# [Data records]
^^^^
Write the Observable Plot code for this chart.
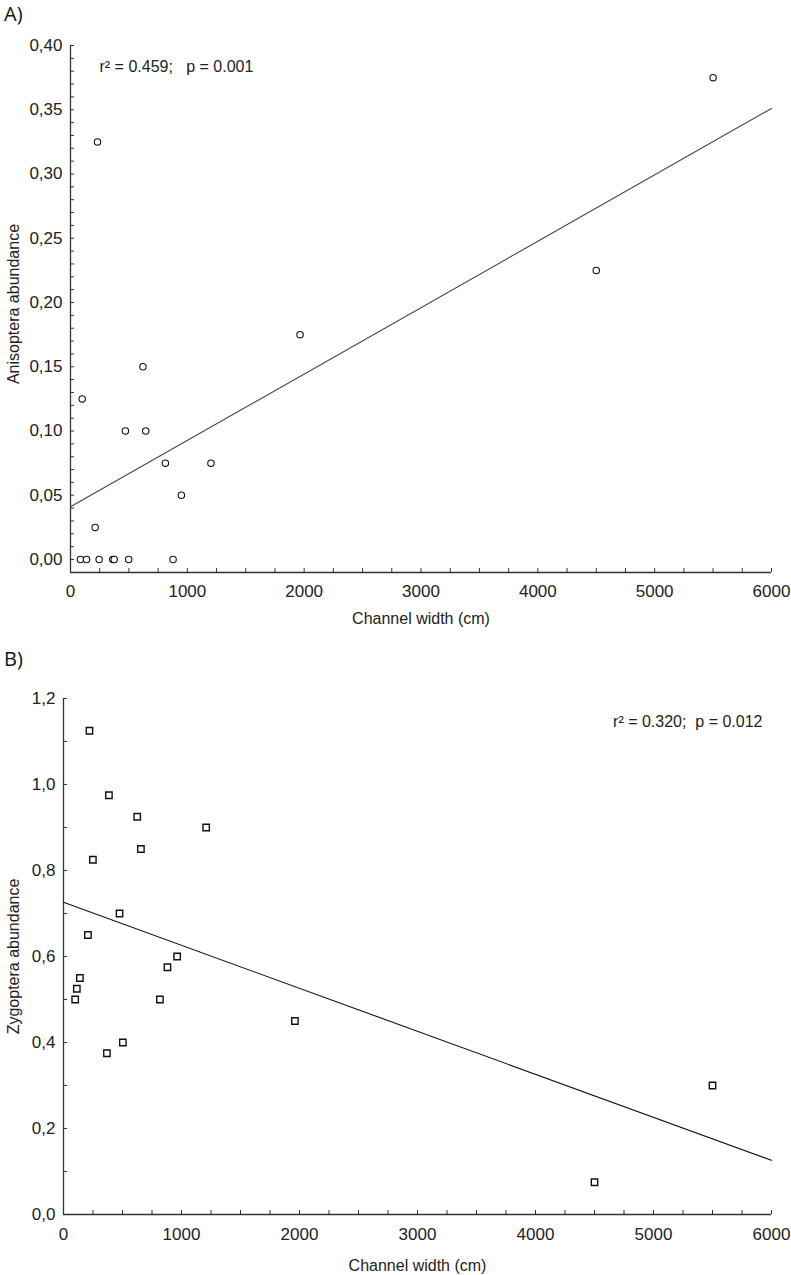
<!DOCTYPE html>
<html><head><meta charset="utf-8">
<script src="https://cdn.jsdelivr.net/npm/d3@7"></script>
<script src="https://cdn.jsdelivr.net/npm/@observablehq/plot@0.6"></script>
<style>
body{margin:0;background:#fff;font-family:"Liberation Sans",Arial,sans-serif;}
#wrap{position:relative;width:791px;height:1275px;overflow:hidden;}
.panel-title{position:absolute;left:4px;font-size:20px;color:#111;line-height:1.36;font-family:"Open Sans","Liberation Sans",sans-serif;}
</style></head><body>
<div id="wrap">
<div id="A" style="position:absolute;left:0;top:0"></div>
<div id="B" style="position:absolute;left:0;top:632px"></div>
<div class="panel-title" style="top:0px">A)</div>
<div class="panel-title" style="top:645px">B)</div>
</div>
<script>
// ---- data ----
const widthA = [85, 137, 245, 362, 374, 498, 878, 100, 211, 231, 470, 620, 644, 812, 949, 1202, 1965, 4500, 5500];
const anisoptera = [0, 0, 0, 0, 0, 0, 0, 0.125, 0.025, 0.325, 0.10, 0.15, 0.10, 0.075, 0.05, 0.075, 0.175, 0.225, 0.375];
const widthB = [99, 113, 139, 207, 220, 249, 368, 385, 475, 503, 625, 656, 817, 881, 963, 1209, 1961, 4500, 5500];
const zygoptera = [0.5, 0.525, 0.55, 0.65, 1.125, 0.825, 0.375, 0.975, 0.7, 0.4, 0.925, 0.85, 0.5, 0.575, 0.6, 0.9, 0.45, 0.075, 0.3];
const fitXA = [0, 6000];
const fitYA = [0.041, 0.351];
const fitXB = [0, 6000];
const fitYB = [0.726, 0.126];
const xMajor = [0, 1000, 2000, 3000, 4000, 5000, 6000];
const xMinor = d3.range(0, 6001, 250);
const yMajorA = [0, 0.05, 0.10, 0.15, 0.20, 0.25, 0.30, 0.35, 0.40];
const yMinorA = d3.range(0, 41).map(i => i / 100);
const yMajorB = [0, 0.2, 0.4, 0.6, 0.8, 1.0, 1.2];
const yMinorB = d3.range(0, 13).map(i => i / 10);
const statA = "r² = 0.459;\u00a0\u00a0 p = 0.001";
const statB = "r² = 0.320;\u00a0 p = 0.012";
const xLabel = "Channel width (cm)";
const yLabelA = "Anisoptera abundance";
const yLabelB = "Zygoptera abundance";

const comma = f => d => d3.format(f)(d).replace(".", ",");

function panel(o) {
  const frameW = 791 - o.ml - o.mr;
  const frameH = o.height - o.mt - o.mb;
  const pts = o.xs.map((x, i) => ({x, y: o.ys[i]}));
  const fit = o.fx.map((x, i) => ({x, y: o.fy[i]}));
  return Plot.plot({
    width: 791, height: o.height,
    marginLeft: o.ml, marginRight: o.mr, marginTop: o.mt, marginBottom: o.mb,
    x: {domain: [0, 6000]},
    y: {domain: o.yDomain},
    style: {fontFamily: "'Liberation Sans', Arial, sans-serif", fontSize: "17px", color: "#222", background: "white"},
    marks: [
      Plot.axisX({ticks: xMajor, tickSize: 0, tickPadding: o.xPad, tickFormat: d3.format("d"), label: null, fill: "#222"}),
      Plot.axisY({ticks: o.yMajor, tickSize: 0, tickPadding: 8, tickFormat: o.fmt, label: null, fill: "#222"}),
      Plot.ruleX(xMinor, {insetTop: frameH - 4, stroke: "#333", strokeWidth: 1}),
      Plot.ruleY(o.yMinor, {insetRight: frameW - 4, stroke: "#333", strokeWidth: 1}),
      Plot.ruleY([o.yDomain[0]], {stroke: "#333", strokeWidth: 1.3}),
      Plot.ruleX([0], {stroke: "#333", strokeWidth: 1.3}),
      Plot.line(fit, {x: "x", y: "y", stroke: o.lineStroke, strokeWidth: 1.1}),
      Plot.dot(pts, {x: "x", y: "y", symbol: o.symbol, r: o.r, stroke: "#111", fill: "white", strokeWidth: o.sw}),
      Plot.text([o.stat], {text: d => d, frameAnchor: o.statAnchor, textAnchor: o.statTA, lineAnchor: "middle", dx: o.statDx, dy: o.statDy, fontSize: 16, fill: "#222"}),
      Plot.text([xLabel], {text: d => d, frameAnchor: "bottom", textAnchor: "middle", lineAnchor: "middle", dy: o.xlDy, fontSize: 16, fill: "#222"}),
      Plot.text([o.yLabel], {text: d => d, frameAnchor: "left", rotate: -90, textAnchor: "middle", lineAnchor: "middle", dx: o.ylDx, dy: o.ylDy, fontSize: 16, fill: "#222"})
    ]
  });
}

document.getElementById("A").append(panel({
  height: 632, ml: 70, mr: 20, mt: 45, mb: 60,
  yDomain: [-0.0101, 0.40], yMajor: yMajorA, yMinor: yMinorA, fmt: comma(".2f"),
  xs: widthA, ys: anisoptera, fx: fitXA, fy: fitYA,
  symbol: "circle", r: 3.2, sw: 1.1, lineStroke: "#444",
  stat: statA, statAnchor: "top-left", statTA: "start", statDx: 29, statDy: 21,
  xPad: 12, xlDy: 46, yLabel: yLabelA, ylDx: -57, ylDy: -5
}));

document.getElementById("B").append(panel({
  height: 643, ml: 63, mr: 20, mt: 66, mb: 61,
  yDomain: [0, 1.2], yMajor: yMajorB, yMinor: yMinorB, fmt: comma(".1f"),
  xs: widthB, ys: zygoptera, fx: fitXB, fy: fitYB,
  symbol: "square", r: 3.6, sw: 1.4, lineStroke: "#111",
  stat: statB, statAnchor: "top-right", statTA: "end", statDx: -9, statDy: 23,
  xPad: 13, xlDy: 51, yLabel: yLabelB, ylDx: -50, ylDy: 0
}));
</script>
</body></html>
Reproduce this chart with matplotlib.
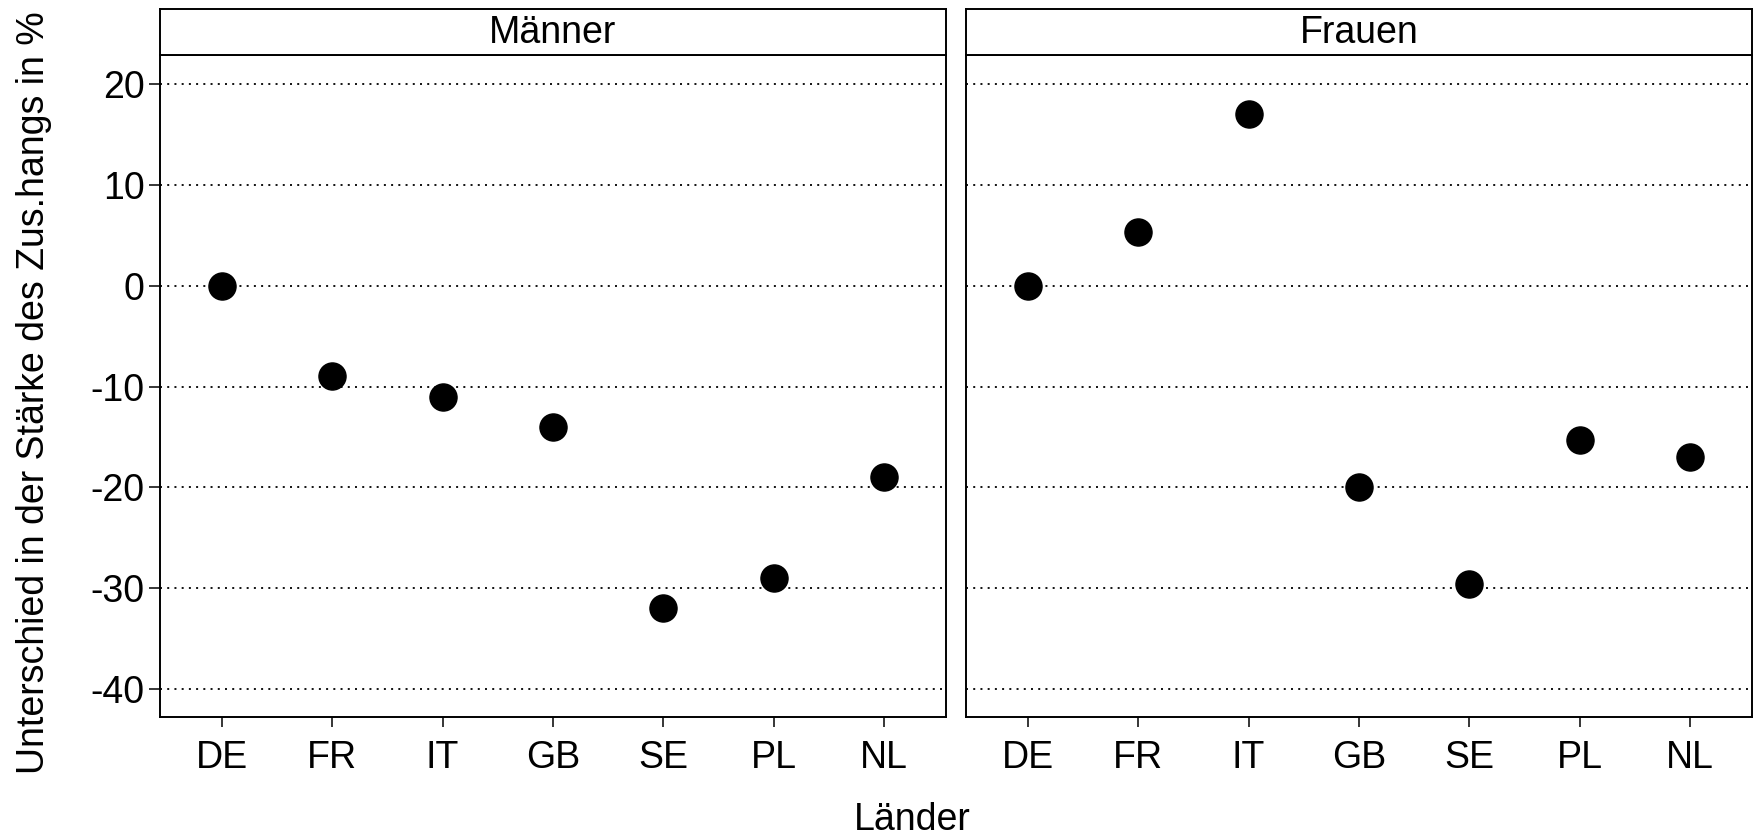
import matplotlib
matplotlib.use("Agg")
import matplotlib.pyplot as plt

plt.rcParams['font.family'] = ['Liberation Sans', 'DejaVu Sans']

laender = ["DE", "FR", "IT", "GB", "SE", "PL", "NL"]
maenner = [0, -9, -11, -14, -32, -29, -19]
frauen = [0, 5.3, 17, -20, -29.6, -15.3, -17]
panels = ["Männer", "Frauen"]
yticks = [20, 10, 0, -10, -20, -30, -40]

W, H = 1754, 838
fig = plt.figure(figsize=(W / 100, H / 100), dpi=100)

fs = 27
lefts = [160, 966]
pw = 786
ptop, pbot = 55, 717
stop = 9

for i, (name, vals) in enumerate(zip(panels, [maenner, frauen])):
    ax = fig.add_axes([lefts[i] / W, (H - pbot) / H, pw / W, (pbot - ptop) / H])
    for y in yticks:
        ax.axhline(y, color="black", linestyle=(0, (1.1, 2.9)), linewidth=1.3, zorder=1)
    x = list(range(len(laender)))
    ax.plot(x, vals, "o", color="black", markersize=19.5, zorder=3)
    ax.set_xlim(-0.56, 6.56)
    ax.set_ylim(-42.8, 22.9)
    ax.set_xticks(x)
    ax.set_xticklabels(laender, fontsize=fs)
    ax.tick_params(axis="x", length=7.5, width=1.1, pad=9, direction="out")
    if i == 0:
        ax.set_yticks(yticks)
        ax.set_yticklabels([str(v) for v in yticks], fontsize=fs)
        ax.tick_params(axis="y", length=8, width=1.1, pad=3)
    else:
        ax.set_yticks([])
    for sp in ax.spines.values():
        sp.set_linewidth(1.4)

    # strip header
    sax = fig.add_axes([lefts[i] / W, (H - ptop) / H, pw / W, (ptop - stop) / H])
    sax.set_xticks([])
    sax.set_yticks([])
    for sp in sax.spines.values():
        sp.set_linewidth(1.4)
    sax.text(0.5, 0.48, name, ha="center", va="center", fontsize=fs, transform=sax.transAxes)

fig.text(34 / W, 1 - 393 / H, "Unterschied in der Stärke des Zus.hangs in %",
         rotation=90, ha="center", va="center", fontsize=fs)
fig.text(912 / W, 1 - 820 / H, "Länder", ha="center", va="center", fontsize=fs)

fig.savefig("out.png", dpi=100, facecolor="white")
^^^^
# [Given exercise]
Each line in the listing above that contains "chart" should be copied.

# [Worked answer]
Write the Observable Plot code for this chart.
Reproduce this chart with matplotlib.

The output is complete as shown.